Nationalspieler Philipp Lahm:Löw plant mit Linksverteidiger Lahm

Obwohl Philipp Lahm beim FC Bayern künftig wieder rechts verteidigt, plant ihn Joachim Löw für die EM auf links ein - das verriet der Bundestrainer der SZ. Momentan sehe er keinen Anlass, seine erfolgreiche Formation zu ändern. Was nach der EM geschieht, lässt Löw offen.

Christof Kneer

Die Aufstellung des FC Bayern München ist grundsätzlich von überregionalem Interesse, aber am Dienstag stieß sie auf noch mehr neugierige Beobachter als sonst. Neben Zuschauern, Reportern und feindlichen Scouts wagten vor allem die hauptberuflichen Linksverteidiger der Bundesliga ein paar verstohlene Seitenblicke auf die taktische Formation der Münchner.

Philipp Lahm

Gefragter Mann, links und rechts: Philipp Lahm.

(Foto: dpa)

Die Seitenblicke erbrachten am Ende das gewünschte Resultat, es war ja nicht zu übersehen: Philipp Lahm spielte gegen den FC Basel Rechtsverteidiger - wie zuvor schon gegen Hoffenheim und eine Halbzeit lang in Freiburg. Und was er nach dem Spiel sagte, klang erst recht ermutigend für die Linksverteidiger im Land: Er werde wohl erstmal rechts bleiben, deutete Lahm an.
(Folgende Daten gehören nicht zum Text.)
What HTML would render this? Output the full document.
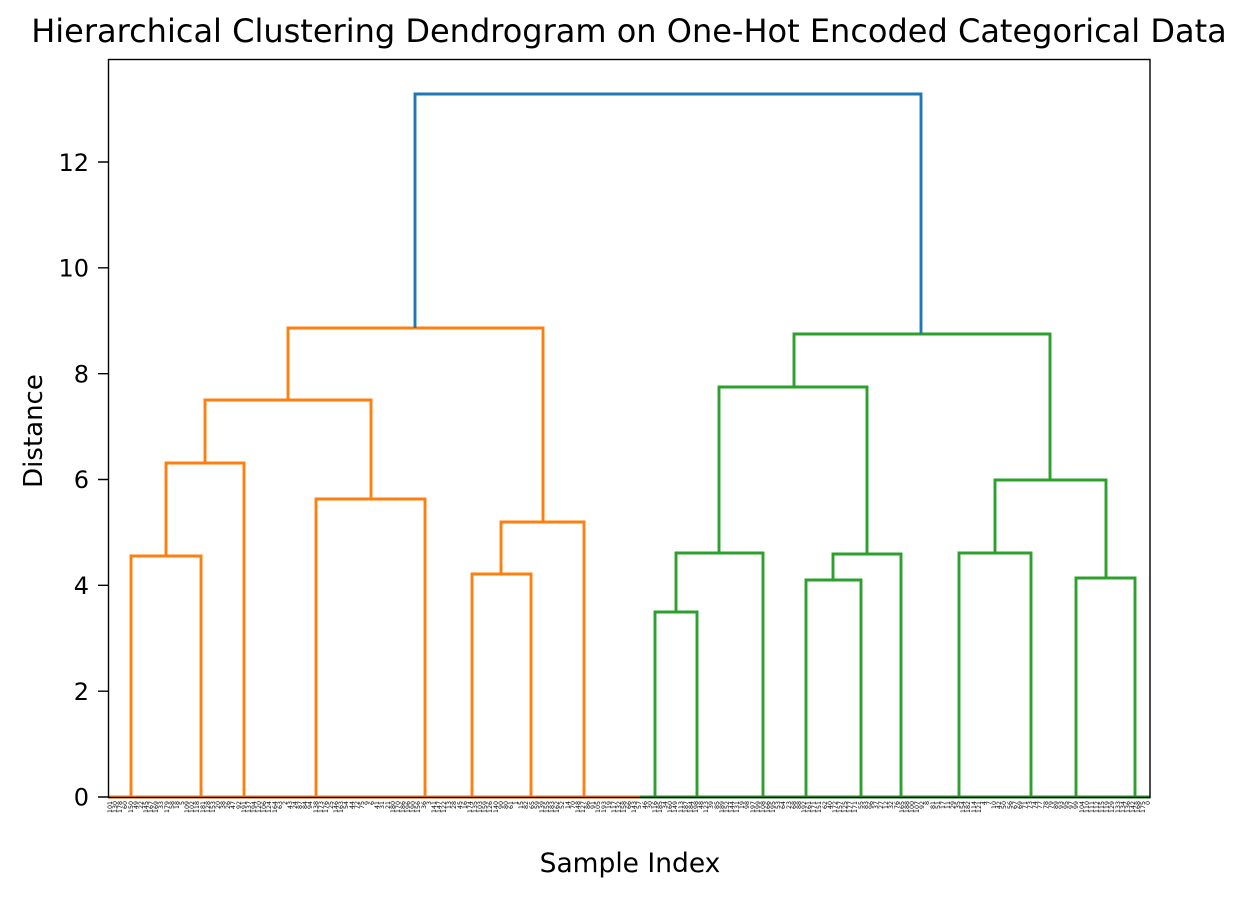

Für ihn sind das nur ein paar kleine Schritte hinüber auf die andere Seite, aber für die Menschheit ist es ein großer Schritt - zumindest für jenen Teil der Menschheit, der aus deutschen Linksverteidigern besteht.

Wann immer der Außenverteidiger Lahm zuletzt die Seiten wechselte, hinterließ er Gewinner und Verlierer. Jeder Seitenwechsel schürte neue Hoffnungen und weckte neue Ängste, denn es war ja so: Spielte Lahm links, blockierte er diese Position auch in der Nationalelf für alle anderen, dafür durften Rechtsverteidiger wie Andreas Beck oder Sascha Riether unverhofft Karriere machen; spielte Lahm rechts (wie bei der WM 2010), waren die Becks und Riethers sofort wieder überflüssig, statt dessen wurden bundesweit Linksverteidiger gesucht.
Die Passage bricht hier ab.